上場企業で、買収価格が多額になる場合は、のれんの検討、EPS(一株当たりの純利益の変化)、EPSの希薄化度合いの分析、信用格付けの変化の有無などの財務面での分析が重要になります。
買い手目線では繰越欠損金の有無、税務調査で指摘された事情の改善状況、海外法人の税務報告、二重帳簿の有無などの項目を限られた時間で実施することになります。
5.セルサイドFAについて
売り手のための働くFAがセルサイドFAです。バイサイド候補を探し、条件交渉をサポートすることがメインの仕事になります。FAには理論的にアプローチするFAと自分の足で結果を出すFAもおり、どちらも買い手の条件を徹底的に精査するとともに、専門知識を駆使してセルサイドの納得のいくプランの提案を行います。
6.バイサイドFAについて
バイサイドの利益最大化や損害回避のために働くFAがバイサイドFAです。大きく分けて①バイサイド候補が雇うFA、②セルサイドが狙うバイサイド候補へのアプローチをセルサイドに頼まれたFA、③セルサイドFAの代わりにバイサイド候補を探索するFAの三類型があります。
- 6-1.バイサイド候補が雇うFA
バイサイド候補がセルサイド企業を買収するか検討するためにバイサイド側に起用されたFAのことです。この場合、コンサルティング企業のM&Aアドバイザリーチーム、銀行等の金融機関に所属するM&Aアドバイザリーチームなどがアサインされることになります。また、セルサイドはM&Aにあたって機密情報を開示することになるため、特定のバイサイドFAを拒絶する権利を持ち、情報受領者を選択することができます。
- 6-2.セルサイドが狙うバイサイド候補へのアプローチをセルサイドに頼まれたFA
セルサイドFAはM&Aにあたって、バイサイド候補をリストアップしたロングリストを作成し、買い手企業の情報やニーズを鑑みて絞り込みをかけたショートリストを作成します。
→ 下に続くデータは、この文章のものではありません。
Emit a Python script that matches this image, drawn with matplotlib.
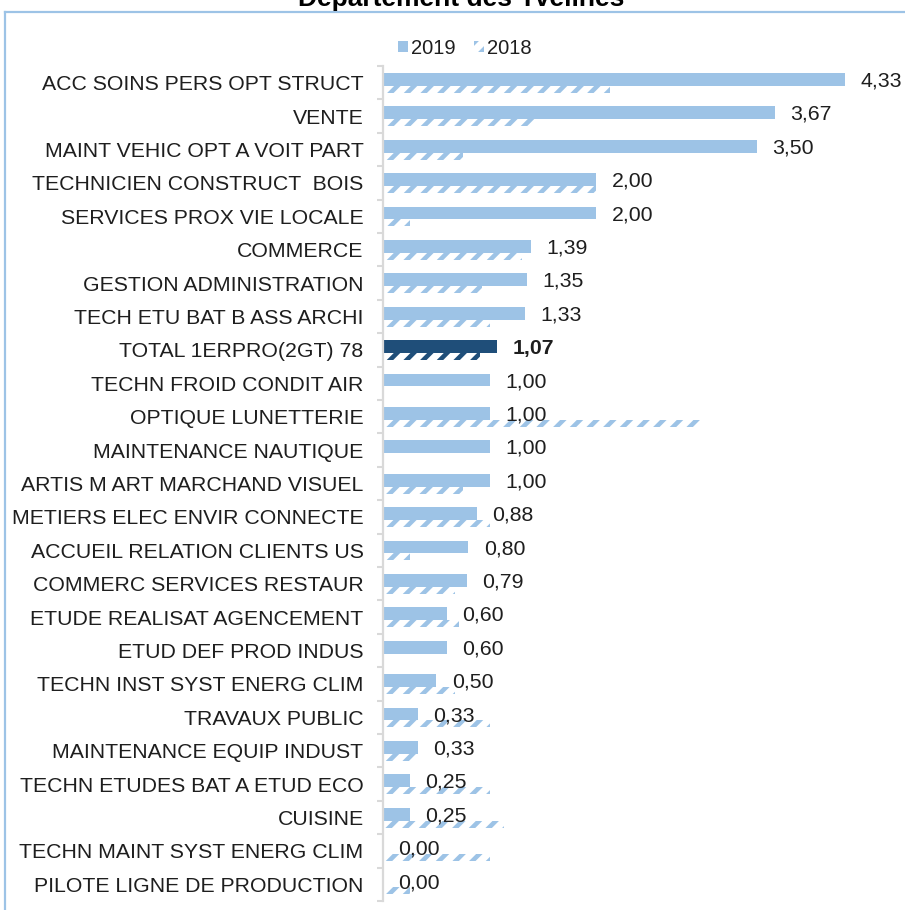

そして、ショートリストに記載のある買い手候補に限定的なアプローチを行います。この際に買い手候補の中には、ほとんどM&Aをしない、または特定の相手以外とは打診しないといった企業もあります。セルサイドがその相手と接触できない場合は外部の機関に代わりにアプローチしてもらう必要があります。この場合は相手企業ののメインバンクのM&Aアドバイザーチームが適任です。
- 6-3.セルサイドFAの代わりにバイサイド候補を探索するバイサイドFA
セルサイドFAが提供するサービスだけではセルサイド側が損をするような場合に、セルサイドに価値を提供するバイサイドFAのことです。売り手と複数の買い手をマッチングする手法は不動産仲介によく似ています。また、セルサイドFAの狙いがはずれ、買い手候補が全滅した場合に、バイサイドFAの人脈に頼らざるを得ない場合もあります。最悪、セルサイドFAを解任し、別のFAに依頼した方がよい場合もあります。そのため、M&A仲介を依頼するときは、実力・実績などの信用力やセルサイド企業との相性のチェックは非常に重要になってきます。
7.まとめ
本レポートではM&Aにおけるバイサイドについて、セルサイド、FAに言及しながら解説してきました。M&Aは事業の拡大や新規事業への参入を助け、統合によるシナジー効果も期待できます。しかし、成約までにはいくつもの手順があり、幅広い専門知識が必要になります。そのため、バイサイド・セルサイドそれぞれで、アドバイザーを起用します。立場は違えど、FAの仕事はクライアント企業の利益最大化と損失の回避です。FAはM&A取引の一連の流れの中で、重要な役割を担います。そのため、実力や相性などを鑑み、慎重に選ぶのがよいでしょう。